100 voltageciting TRAMAG Years – From 1923 to Today
Episode 1: Hans Magnus from Berlin founds a tech-start-up in Nuremberg
Join us on a highly interesting journey through the formative events of 100 years of TRAMAG corporate history.
The story of TRAMAG begins at the end of the 19th century in Berlin. Hans Magnus was born there in 1881 into a family of Jewish faith. He grows up in middle-class circumstances, but decides against a career in the banking house Gottschalk & Magnus, of which his father Julius Magnus is a partner, and instead gets qualified as an engineer.
The First World War interrupted Hans Magnus’ technical career in 1914. After the end of the war, there was nothing to keep him in the capital and in 1920 he moved with his family to Nuremberg, already the centre of the German toy industry. In the middle of the crisis year 1923, with un-imaginable hyperinflation and a lot of political unrest, he founded the “Transformatoren- und Apparatefabrik Nürnberg” in the Reichelsdorf district of Nuremberg on 7 July.
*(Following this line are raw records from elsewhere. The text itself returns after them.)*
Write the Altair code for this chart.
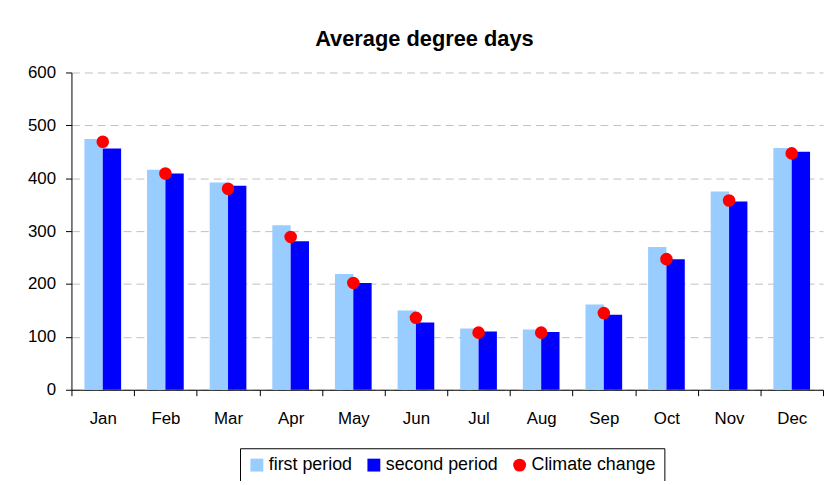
import altair as alt
import pandas as pd

months = ["Jan", "Feb", "Mar", "Apr", "May", "Jun", "Jul", "Aug", "Sep", "Oct", "Nov", "Dec"]
first_period = [474, 416, 392, 311, 219, 150, 116, 114, 161, 270, 375, 457]
second_period = [456, 409, 386, 281, 202, 127, 110, 109, 142, 247, 356, 450]
climate_change = [469, 409, 380, 289, 202, 136, 108, 108, 145, 247, 358, 447]

series_names = ["first period", "second period", "Climate change"]
series_colors = ["#99CCFF", "#0000FF", "#FF0000"]
series_shapes = ["square", "square", "circle"]

bar_df = pd.DataFrame(
    {
        "month": months * 2,
        "series": [series_names[0]] * 12 + [series_names[1]] * 12,
        "value": first_period + second_period,
    }
)
dot_df = pd.DataFrame(
    {"month": months, "series": [series_names[2]] * 12, "value": climate_change}
)

FONT = "Liberation Sans"

color_scale = alt.Scale(domain=series_names, range=series_colors)
shape_scale = alt.Scale(domain=series_names, range=series_shapes)

x_enc = alt.X(
    "month:N",
    sort=months,
    scale=alt.Scale(paddingInner=0, paddingOuter=0),
    axis=alt.Axis(
        title=None,
        labelAngle=0,
        tickBand="extent",
        labelFontSize=17,
        labelPadding=15,
        tickSize=6,
        domainColor="black",
        tickColor="black",
        labelColor="black",
        grid=False,
    ),
)
y_enc = alt.Y(
    "value:Q",
    scale=alt.Scale(domain=[0, 600], nice=False),
    axis=alt.Axis(
        title=None,
        values=[0, 100, 200, 300, 400, 500, 600],
        labelFontSize=17,
        labelPadding=10,
        tickSize=6,
        domainColor="black",
        tickColor="black",
        labelColor="black",
        grid=True,
        gridColor="#C0C0C0",
        gridDash=[8, 5],
        gridWidth=1,
    ),
)

legend = alt.Legend(
    title=None, orient="none", direction="horizontal", legendX=170, legendY=379
)

bars = (
    alt.Chart(bar_df)
    .mark_bar(stroke=None)
    .encode(
        x=x_enc,
        xOffset=alt.XOffset(
            "series:N",
            sort=series_names[:2],
            scale=alt.Scale(paddingInner=0, paddingOuter=0.707),
        ),
        y=y_enc,
        color=alt.Color("series:N", scale=color_scale, legend=legend),
    )
)

dots = (
    alt.Chart(dot_df)
    .mark_point(filled=True, size=160, opacity=1)
    .encode(
        x=alt.X("month:N", sort=months),
        y=alt.Y("value:Q"),
        color=alt.Color("series:N", scale=color_scale, legend=legend),
        shape=alt.Shape("series:N", scale=shape_scale, legend=legend),
    )
)

chart = (
    alt.layer(bars, dots)
    .properties(
        width=758,
        height=320,
        title=alt.TitleParams(
            "Average degree days",
            fontSize=22,
            fontWeight="bold",
            font=FONT,
            anchor="middle",
            dx=-23,
            offset=13,
            color="black",
        ),
        padding={"left": 64, "top": 63, "right": 2, "bottom": 90},
        autosize=alt.AutoSizeParams(type="none"),
    )
    .configure(font=FONT)
    .configure_view(stroke=None)
    .configure_axis(labelFont=FONT)
    .configure_legend(
        strokeColor="black",
        fillColor="white",
        padding=8,
        labelFont=FONT,
        labelFontSize=18,
        labelColor="black",
        labelOffset=3,
        symbolSize=169,
        symbolStrokeWidth=0,
        columnPadding=12,
        cornerRadius=0,
    )
)

chart.save("out.html", embed_options={"renderer": "svg", "actions": False})
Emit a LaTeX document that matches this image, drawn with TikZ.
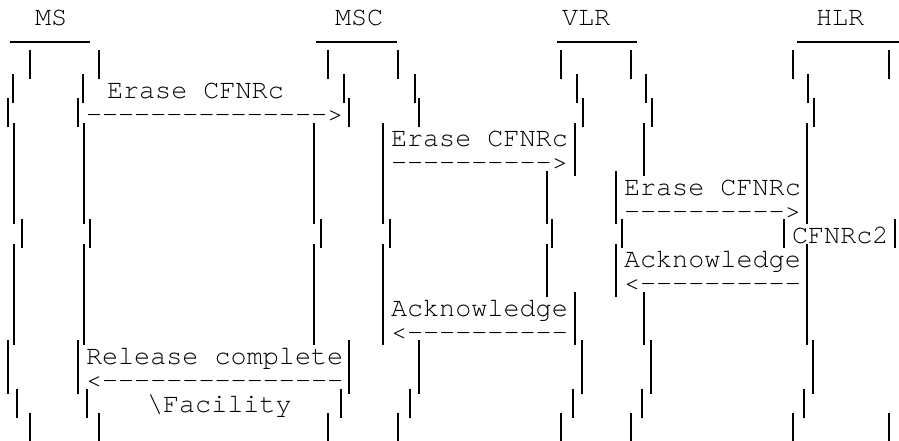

Hans Magnus: The Berlin engineer and his pioneering transformers
In his small workshop he manufactures transformers of various kinds, but mainly small devices for model railways. For safety reasons, their electrical operation was changed from 220V household voltage to 14/20V safety extra-low voltage in the 1920s. Transformers were needed for this, which promoted the upswing of the young company. Even in these early years, the Berlin engineer made a name for himself as a clever problem solver.
When the space in the workshop became too small, the company moved to Galgenhof 5, south of Nuremberg’s main railway station, in 1925. In its new location, the company is able to expand further and hire its first employees. At the beginning of the 1930s, the company changed its name from TRAnsformatorenfabrik MAGnus to its current name TRAMAG.